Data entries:
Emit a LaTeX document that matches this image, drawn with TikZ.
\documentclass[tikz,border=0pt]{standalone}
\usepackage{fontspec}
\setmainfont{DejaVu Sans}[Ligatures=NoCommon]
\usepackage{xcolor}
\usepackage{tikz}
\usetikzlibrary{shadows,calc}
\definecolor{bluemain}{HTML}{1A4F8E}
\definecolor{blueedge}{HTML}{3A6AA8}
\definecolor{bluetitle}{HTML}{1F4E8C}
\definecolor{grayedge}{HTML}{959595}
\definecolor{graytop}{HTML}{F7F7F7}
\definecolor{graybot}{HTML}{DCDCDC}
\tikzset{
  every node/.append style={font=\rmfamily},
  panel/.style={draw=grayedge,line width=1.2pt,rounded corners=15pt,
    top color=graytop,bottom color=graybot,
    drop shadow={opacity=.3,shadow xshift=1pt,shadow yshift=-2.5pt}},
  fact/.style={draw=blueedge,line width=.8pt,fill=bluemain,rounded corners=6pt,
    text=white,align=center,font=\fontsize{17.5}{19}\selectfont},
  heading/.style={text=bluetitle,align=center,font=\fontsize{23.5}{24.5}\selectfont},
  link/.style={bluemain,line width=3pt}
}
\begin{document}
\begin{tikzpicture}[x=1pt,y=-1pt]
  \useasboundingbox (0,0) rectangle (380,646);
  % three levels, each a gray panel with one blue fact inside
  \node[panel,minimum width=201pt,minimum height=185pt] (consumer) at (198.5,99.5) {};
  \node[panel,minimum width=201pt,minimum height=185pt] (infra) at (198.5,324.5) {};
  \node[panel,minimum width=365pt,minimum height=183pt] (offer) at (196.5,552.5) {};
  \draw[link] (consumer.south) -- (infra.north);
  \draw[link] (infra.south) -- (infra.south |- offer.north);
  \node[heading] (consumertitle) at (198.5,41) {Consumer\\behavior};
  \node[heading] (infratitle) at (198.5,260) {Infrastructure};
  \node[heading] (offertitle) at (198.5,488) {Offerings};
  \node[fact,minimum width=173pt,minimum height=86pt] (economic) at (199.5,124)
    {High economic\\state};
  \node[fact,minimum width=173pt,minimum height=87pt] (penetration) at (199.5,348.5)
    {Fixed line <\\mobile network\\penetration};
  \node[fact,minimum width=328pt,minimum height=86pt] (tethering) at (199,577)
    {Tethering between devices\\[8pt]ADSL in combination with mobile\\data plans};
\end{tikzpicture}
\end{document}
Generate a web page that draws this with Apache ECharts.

==

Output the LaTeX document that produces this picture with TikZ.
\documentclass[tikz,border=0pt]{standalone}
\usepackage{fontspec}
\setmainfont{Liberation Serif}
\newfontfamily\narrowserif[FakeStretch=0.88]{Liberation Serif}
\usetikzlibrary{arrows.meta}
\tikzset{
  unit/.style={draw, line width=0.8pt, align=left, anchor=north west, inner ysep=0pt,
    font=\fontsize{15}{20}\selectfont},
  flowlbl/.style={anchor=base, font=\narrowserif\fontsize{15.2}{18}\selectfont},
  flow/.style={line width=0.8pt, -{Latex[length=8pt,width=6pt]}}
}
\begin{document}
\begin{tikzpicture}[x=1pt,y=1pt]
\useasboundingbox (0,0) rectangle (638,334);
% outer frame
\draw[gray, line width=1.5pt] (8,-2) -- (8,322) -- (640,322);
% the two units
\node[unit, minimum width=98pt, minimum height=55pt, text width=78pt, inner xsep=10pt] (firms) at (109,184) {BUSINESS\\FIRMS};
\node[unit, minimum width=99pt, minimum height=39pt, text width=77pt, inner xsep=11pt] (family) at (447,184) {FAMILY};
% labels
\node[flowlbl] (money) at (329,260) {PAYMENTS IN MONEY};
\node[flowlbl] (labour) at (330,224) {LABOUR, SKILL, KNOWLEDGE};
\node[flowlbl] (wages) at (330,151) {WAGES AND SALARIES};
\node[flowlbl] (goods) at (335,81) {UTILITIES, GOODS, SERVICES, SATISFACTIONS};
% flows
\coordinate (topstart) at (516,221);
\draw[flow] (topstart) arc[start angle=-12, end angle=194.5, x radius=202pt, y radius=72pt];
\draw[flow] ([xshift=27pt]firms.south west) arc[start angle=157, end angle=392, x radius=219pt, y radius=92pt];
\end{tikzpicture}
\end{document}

* Task prompt:
Each line that holds the word "with" should be extracted from the records.

* Solution for this exercise:
Emit a LaTeX document that matches this image, drawn with TikZ.
  % three levels, each a gray panel with one blue fact inside
    {Tethering between devices\\[8pt]ADSL in combination with mobile\\data plans};
Generate a web page that draws this with Apache ECharts.
Output the LaTeX document that produces this picture with TikZ.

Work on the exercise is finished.